SIOUX FALLS, S.D. (KELO) — A Sioux Falls couple will celebrate their 20th anniversary this summer with their thoughts on a guest who never made it to their wedding. Former President Jimmy Carter is living out the rest of his days in hospice. He was a political hero to an Augustana University professor who mailed a wedding invitation to Carter two decades ago.

This Jimmy Carter presidential campaign poster has been a living room conversation piece for years at the home of Augustana professors Daniel Gerling and Pilar Cabrera Fonte.

“People typically ask why I had a campaign poster in the house. I just let them know that Jimmy Carter was a hero of mine,” Gerling said.

Gerling has been a lifelong fan of the former president.

“Jimmy Carter won the presidency the year I was born, so in my mind, as a child, he was a bit of a caricature. He was a little bit goofy-looking and sort of the non-stereotypical politician,” Gerling said.
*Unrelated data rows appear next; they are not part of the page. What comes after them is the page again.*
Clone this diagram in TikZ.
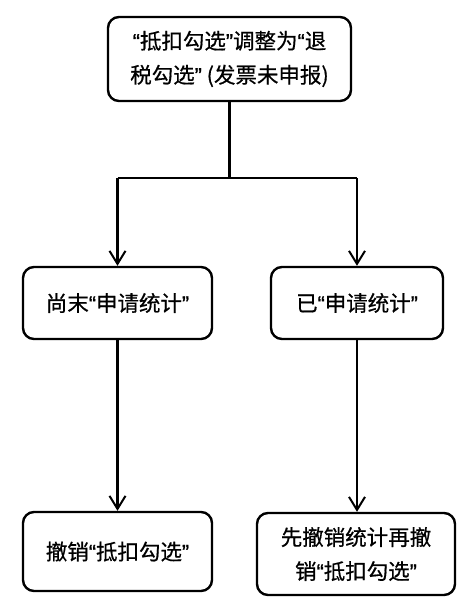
\documentclass[tikz,border=0pt]{standalone}
\usepackage{fontspec}
\setmainfont{Noto Sans CJK SC}[FakeBold=0.6]
\newfontfamily\qfont{Liberation Sans}[FakeBold=1]
\newcommand\qo{{\qfont “}}
\newcommand\qc{{\qfont ”}}
\usetikzlibrary{arrows.meta}
\begin{document}
\begin{tikzpicture}[x=1pt,y=-1pt,
  box/.style={draw,line width=2.4pt,rounded corners=11pt,align=center,inner sep=0pt,
    font=\fontsize{21.5}{34}\selectfont},
  conn/.style={line width=2.4pt},
  arr/.style={conn,-{Straight Barb[length=13pt,width=16pt,line width=2pt]}}]
\useasboundingbox (0,0) rectangle (476,613);
\node[box,minimum width=243pt,minimum height=84pt] (top) at (229.5,59) {\qo 抵扣勾选\qc 调整为\qo 退\\税勾选\qc\ (发票未申报)};
\node[box,minimum width=189pt,minimum height=72pt] (midL) at (117.5,303) {尚末\qo 申请统计\qc};
\node[box,minimum width=172pt,minimum height=72pt] (midR) at (357,303) {已\qo 申请统计\qc};
\node[box,minimum width=189pt,minimum height=79pt] (botL) at (117.5,551.5) {撤销\qo 抵扣勾选\qc};
\node[box,minimum width=198pt,minimum height=82pt] (botR) at (356,554) {先撤销统计再撤\\销\qo 抵扣勾选\qc};
\coordinate (j) at (229.5,178);
\coordinate (jl) at (117.5,178);
\coordinate (jr) at (357,178);
\draw[conn] (top.south) -- (j);
\draw[conn] (jl) -- (jr);
\draw[arr] (jl) -- (midL.north);
\draw[arr] (jr) -- (midR.north);
\draw[arr] (midL.south) -- (botL.north);
\draw[arr] (midR.south) -- (midR.south |- botR.north);
\end{tikzpicture}
\end{document}
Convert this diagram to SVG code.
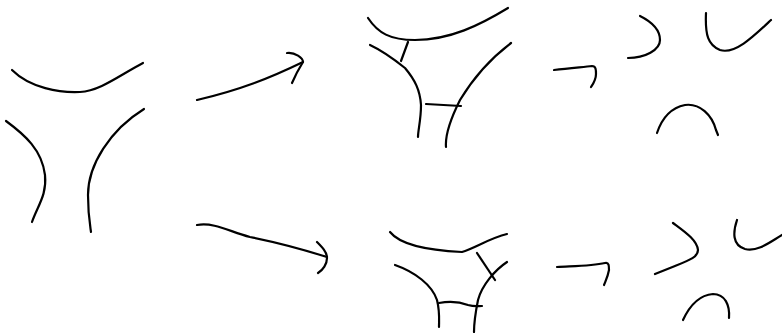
<svg xmlns="http://www.w3.org/2000/svg" width="782" height="333" viewBox="0 0 782 333">
<style>
path{fill:none;stroke:#000;stroke-width:2.2;stroke-linecap:round;stroke-linejoin:round}
</style>
<rect width="782" height="333" fill="#fff"/>
<g id="fig-start">
<path d="M12,70 C30,88 60,93 80,92 C100,91 120,75 143,63"/>
<path d="M6,121 C25,135 42,150 45,175 C47,195 38,205 32,222"/>
<path d="M144,109 C110,130 88,165 88,195 C88,215 90,225 91,232"/>
</g>
<g id="fig-top-mid">
<path d="M368,18 C378,33 390,40 415,40 C450,40 480,25 508,8"/>
<path d="M370,45 C385,52 395,60 405,68 C415,80 420,90 421,105 C421,120 418,130 418,137"/>
<path d="M408,42 L401,61"/>
<path d="M511,43 C495,55 475,75 460,100 C450,120 445,135 446,147"/>
<path d="M426,104 L461,106"/>
</g>
<g id="fig-bottom-mid">
<path d="M390,232 C398,242 420,250 462,252 C475,248 490,238 507,234"/>
<path d="M395,265 C415,272 432,285 437,300 C440,312 439,320 439,327"/>
<path d="M507,262 C495,270 482,285 478,300 C475,315 474,325 474,332"/>
<path d="M477,253 L495,280"/>
<path d="M439,303 C450,301 460,302 468,305 C475,307 478,306 482,306"/>
</g>
<g id="fig-top-right">
<path d="M640,16 C652,22 660,30 660,40 C660,50 645,58 628,58"/>
<path d="M706,13 C705,35 708,45 720,50 C735,55 755,35 771,20"/>
<path d="M657,133 C662,118 670,108 685,105 C700,103 712,115 716,130 L718,135"/>
</g>
<g id="fig-bottom-right">
<path d="M673,223 C685,232 697,240 698,250 C698,257 690,260 675,266 L655,274"/>
<path d="M737,220 C733,232 732,245 745,249 C758,252 770,242 782,235"/>
<path d="M683,320 C690,305 700,295 713,294 C725,294 730,305 729,318"/>
</g>
<g id="connectors">
<path d="M197,100 C240,90 270,78 303,62"/>
<path d="M287,53 C295,52 303,58 303,62 C298,70 295,76 292,83"/>
<path d="M197,225 C215,222 230,232 250,237 C280,243 305,250 327,257"/>
<path d="M317,242 C322,247 327,252 327,258 C327,264 323,270 318,273"/>
<path d="M554,70 C570,68 584,67 592,66 C596,66 596,70 596,74 C596,80 593,84 591,87"/>
<path d="M557,267 C575,266 592,266 605,263 C609,262 609,266 609,270 C608,276 606,280 604,285"/>
</g>
</svg>
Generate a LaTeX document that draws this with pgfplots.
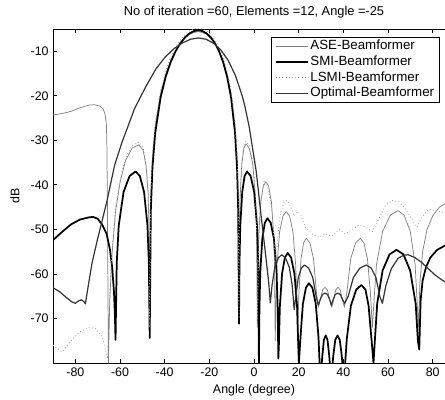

Part of Carter’s appeal to Gerling was in the company he kept.

“As a teenager, I thought he was pretty cool too, because he was the one president who was hanging out with Bob Dylan and the Allman Brothers,” Gerling said.

Gerling was hoping Carter would hang-out at his wedding when he mailed an invitation to the former president in 2003.

“I thought why not reach out to him and see if we hear back,” Gerling said.

Gerling’s then-fiancee, now wife, was skeptical about the invitation.

“To be honest, I was way more concerned about my dress and my shoes and other stuff, so at the time, I don’t even remember. I’m sure that I said that it was great, but I guess I never thought he was going to come,” Cabrera Fonte said.

The couple never did hear back from Carter. The closest Gerling ever came to meeting Carter was from a distance, standing in line waiting for an autographed copy of one of his books.

“Then I got a call that my son was sick. Yeah, so I had to get out of line and have my best friend who was there and he got the book signed for me,” Gerling said.

Cabrera Fonte, who’s of Cuban descent, is an admirer of Carter’s foreign policy when he opened up relations with Cuba.

“He was someone who had way more intelligent policy regarding Cuba than other presidents because he really sought for things like civil-to-civil engagement, people to be allowed to visit, Americans to be allowed to visit Cuba,” Cabrera Fonte said.

Both Cabrera Fonte and Gerling incorporate Jimmy Carter into their courses at Augustana, so Augie students can learn more about the former president’s legacy.

“When I get the chance to teach an American studies class, I talk about Jimmy Carter as somebody who sort of thwarted the Southern Strategy, right in the middle of the conservative revolution that started with Goldwater in ’64,” Gerling said.

It takes real commitment to be a Jimmy Carter enthusiast in a red state.

“It is tough being a fan of Jimmy Carter in a conservative state like South Dakota, absolutely, yes,” Gerling said.

Gerling acknowledges that Carter’s presidency was mediocre at best, dogged by a bad economy and the Iran hostage crisis. But Gerling says Carter’s humanitarian efforts after leaving the White House make him the most significant former president in U.S. history.

“He was somebody who was in politics not to gain prestige or to gain wealth or accumulate wealth. It was to do the right thing and to engage in public service in a meaningful way and that meant a lot to me, that gives me hope for America,” Gerling said.

There’s a little-known political connection between Carter and South Dakota. According to the Associated Press, Carter, who was then an obscure Governor of Georgia, angled to be George McGovern’s running mate in the 1972 presidential race. The McGovern campaign never gave Carter any serious consideration. But Gerling says Carter, as president, carried on causes important to McGovern, including addressing global hunger.